The exception to fixed stakes is genuinely new information. If the ground changes between races—rain arrives, the track rides differently—your opinions may shift. A horse you liked at 8/1 may now be 5/1 after a market move that reflects the changed conditions. In these situations, reconsidering stakes is rational. But be honest: are you reconsidering based on information, or based on emotion? If you cannot articulate what changed beyond “I feel more confident,” you are chasing under another name.
Stop-Loss Rules for a Race Day
A stop-loss is a pre-set point at which you stop betting for the day. It exists to prevent catastrophic sessions. Betting turnover on British racing fell 4.3% in 2026, with some quarters showing declines approaching 9%, partly reflecting regulatory changes around affordability checks. These checks exist because losses can spiral. Your personal stop-loss is your own affordability check, applied before outside forces intervene.
A reasonable stop-loss for a day at Ascot might be 70% to 80% of your starting bankroll. If you arrived with £200 and have lost £150 after four races, stop. The remaining £50 will not recover the day, and the emotional state that follows four losing bets is not conducive to good decisions. Walk away, watch the rest of the racing, and return another day with a fresh perspective and a full bankroll.
Stop-losses also apply to winnings. If you are up significantly—say, doubled your starting bank after three races—you might decide to protect a portion of those gains. A target stop-loss could lock in half the profit while allowing the rest to be wagered on remaining races. This guarantees a winning day regardless of what follows. The British Horseracing Authority provides guidance on responsible gambling that aligns with these principles: set limits, stick to them, and treat betting as entertainment rather than income.
Post-Meeting Review
The day does not end when the last race finishes. Serious punters review their bets, ideally the same evening while memory is fresh. Record what you backed, at what odds, for what stake, and the result. Note why you made each selection and whether the reasoning held up. A horse that finished fourth having been hampered at a crucial moment is different from a horse that finished fourth because it was simply not good enough. Both lost, but only one reflected a bad decision.
Over time, this record reveals patterns. Perhaps you consistently overbet on feature races and underbet on handicaps. Perhaps your strike rate on short-priced favourites is poor, suggesting you pay too much for false security. Perhaps each-way bets are carrying your results while win-only bets are dragging them down. Without data, these insights remain invisible. With data, they become the foundation for improvement.

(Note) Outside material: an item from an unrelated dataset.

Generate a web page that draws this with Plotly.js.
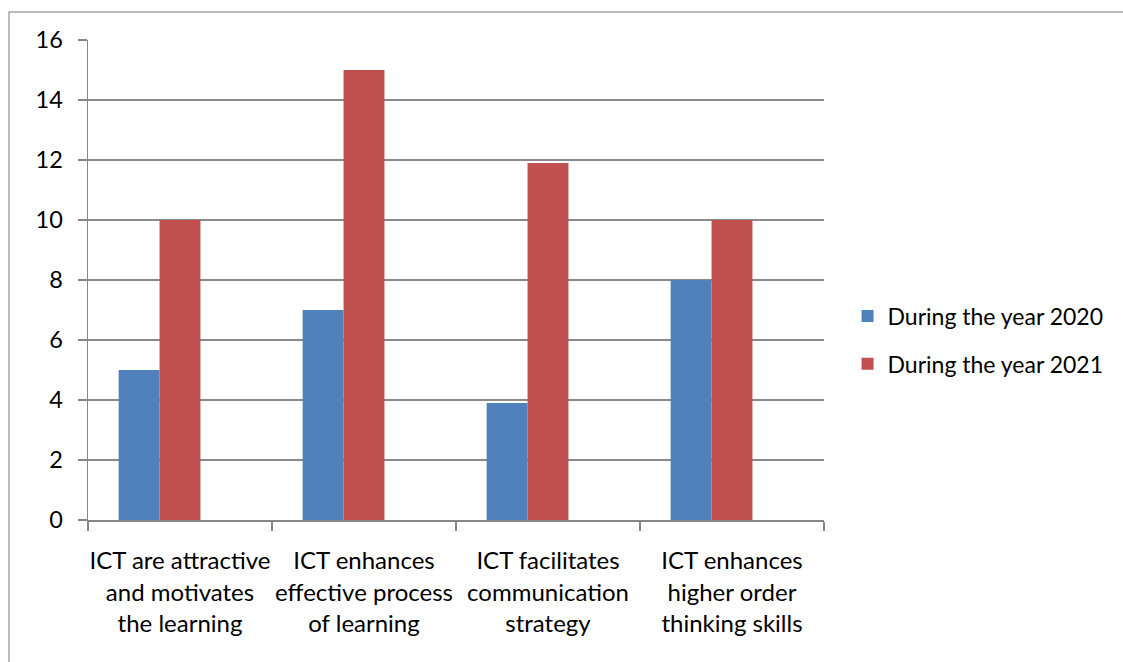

Review your emotional state as well as your selections. Were there moments when frustration or overconfidence affected a decision? Did the atmosphere push you into a bet you would not have made at home? Ascot is a powerful environment; understanding how it influences your behaviour helps you prepare for next time. The goal is not to eliminate emotion—that is impossible—but to recognise it and account for it in your process. BHA Director of Racing Richard Wayman has noted that the betting environment remains challenging, with declining turnover creating tighter margins for everyone. In such an environment, the punters who maintain discipline and learn from their results have an advantage over those who simply repeat the same mistakes.